§ What to work on:
Which lines include the word "Reproduce"? Copy each of them.

-*-

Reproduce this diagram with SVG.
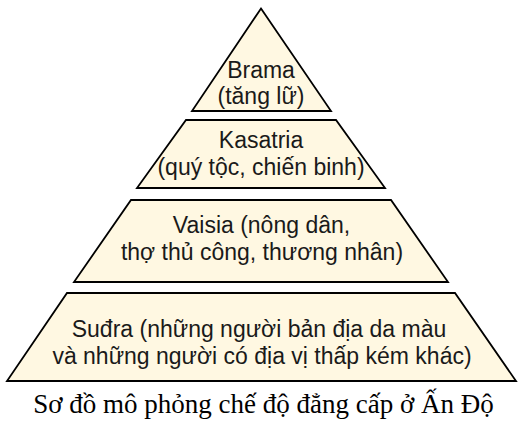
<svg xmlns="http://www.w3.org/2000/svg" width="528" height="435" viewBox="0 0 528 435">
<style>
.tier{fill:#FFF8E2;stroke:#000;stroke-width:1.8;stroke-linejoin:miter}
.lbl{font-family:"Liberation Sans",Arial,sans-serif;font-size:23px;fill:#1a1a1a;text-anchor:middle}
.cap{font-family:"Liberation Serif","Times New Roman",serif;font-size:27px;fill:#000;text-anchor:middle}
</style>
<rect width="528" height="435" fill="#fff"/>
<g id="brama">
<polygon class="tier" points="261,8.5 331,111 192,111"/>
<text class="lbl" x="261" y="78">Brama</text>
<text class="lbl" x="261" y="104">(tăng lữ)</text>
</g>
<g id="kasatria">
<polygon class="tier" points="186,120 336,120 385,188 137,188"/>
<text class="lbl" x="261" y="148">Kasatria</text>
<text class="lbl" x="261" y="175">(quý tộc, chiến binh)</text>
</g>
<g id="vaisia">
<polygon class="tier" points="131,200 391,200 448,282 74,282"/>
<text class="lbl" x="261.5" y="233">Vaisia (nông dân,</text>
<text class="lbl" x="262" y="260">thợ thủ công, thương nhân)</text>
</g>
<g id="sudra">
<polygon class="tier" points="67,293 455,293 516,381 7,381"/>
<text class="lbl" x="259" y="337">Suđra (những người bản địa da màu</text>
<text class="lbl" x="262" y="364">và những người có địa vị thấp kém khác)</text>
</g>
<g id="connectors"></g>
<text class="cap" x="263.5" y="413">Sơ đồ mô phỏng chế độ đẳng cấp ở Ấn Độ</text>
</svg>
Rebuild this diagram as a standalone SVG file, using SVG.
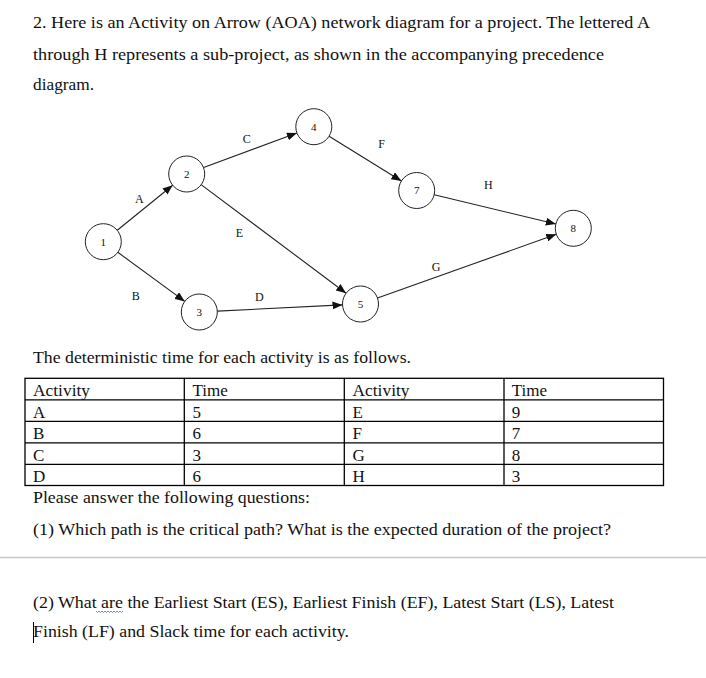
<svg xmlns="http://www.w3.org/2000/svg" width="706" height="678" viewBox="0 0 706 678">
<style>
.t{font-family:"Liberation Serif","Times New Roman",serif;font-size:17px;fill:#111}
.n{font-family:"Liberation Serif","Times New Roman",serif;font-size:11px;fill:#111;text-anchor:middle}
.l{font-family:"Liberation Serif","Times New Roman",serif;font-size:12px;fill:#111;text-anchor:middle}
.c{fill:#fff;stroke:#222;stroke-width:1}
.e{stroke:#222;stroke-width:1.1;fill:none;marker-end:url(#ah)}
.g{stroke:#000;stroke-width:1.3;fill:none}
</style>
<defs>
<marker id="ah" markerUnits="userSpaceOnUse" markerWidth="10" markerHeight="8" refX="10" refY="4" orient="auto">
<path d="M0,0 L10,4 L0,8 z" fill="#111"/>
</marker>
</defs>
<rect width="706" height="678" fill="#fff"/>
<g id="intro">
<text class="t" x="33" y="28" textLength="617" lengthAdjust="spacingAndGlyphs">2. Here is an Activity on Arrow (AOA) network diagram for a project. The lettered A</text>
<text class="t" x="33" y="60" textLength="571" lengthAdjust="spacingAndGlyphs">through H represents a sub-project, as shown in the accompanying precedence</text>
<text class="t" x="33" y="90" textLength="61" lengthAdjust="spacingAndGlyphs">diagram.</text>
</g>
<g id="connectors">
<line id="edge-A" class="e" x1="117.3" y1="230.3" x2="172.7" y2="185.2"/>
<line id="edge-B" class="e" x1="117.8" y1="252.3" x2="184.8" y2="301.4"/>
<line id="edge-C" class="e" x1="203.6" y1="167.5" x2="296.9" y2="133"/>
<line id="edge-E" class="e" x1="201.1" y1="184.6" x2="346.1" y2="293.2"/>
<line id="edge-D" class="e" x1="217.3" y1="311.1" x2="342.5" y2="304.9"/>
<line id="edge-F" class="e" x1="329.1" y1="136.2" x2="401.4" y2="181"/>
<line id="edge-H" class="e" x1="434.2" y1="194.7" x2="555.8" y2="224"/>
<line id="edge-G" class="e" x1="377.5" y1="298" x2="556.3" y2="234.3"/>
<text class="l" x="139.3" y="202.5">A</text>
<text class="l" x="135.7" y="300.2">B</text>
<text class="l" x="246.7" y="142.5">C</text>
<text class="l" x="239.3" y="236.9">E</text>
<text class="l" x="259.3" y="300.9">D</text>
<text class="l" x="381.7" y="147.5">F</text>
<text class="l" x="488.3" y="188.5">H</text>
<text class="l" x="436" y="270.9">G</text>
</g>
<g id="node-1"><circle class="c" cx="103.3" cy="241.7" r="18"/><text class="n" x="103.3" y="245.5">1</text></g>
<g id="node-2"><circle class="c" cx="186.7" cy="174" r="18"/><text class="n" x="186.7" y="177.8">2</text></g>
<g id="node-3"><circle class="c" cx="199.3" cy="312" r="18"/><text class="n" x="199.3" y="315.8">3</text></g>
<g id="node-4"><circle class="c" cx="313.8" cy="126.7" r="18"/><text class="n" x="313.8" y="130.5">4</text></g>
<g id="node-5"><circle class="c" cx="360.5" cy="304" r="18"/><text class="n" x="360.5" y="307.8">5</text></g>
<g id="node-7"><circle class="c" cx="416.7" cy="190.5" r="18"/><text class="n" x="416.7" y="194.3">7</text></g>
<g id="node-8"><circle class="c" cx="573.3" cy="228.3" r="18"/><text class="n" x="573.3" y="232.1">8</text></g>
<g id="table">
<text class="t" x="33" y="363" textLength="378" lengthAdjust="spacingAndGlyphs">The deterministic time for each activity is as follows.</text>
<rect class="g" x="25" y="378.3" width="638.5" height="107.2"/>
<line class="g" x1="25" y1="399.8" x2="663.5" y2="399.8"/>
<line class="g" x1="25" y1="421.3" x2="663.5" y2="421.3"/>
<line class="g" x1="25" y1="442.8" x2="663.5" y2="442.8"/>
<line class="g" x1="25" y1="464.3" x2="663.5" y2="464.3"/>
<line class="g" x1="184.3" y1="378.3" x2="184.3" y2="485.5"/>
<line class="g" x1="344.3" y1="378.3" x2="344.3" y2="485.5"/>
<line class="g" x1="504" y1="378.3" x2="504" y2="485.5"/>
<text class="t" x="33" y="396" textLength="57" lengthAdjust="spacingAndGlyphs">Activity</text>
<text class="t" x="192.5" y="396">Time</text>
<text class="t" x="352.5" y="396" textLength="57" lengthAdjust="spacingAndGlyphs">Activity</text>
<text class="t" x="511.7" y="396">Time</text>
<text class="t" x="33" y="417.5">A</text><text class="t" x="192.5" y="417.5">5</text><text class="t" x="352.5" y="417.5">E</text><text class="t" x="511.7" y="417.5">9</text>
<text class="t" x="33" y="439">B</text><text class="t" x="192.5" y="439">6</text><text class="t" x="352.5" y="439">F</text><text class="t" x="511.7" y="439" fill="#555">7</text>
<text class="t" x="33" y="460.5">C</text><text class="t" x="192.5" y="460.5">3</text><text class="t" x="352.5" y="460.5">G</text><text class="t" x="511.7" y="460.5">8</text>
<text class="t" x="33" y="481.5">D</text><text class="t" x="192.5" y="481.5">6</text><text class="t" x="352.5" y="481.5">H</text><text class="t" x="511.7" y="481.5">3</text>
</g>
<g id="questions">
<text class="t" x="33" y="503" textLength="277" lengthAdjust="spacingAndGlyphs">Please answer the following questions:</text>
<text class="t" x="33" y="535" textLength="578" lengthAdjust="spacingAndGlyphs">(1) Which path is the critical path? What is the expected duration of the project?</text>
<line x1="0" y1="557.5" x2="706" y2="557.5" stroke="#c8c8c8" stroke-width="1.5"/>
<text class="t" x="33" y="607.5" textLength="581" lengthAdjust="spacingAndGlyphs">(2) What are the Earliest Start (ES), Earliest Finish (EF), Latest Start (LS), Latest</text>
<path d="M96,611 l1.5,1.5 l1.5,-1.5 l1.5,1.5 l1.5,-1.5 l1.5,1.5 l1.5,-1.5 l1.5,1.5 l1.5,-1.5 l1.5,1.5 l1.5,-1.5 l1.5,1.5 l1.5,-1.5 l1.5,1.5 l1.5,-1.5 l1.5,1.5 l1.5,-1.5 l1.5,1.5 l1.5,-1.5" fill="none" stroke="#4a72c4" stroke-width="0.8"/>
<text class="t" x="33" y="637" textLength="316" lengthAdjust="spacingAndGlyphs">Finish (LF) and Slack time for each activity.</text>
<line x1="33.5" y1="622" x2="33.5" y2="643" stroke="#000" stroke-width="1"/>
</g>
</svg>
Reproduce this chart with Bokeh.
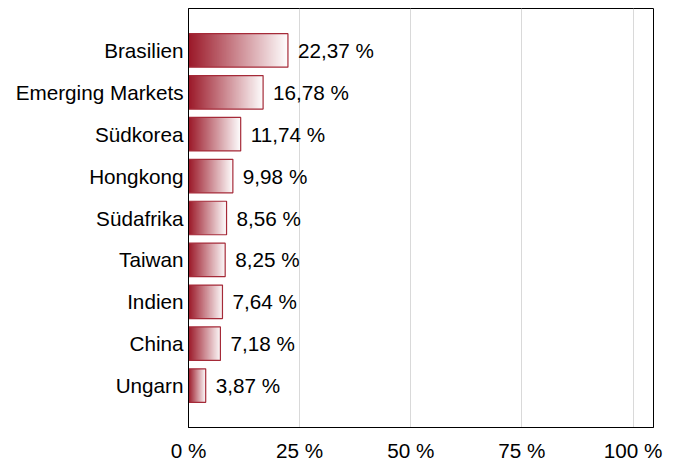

-*-

§ Answer to the problem:
Reproduce this diagram with SVG.
Reproduce this chart with Bokeh.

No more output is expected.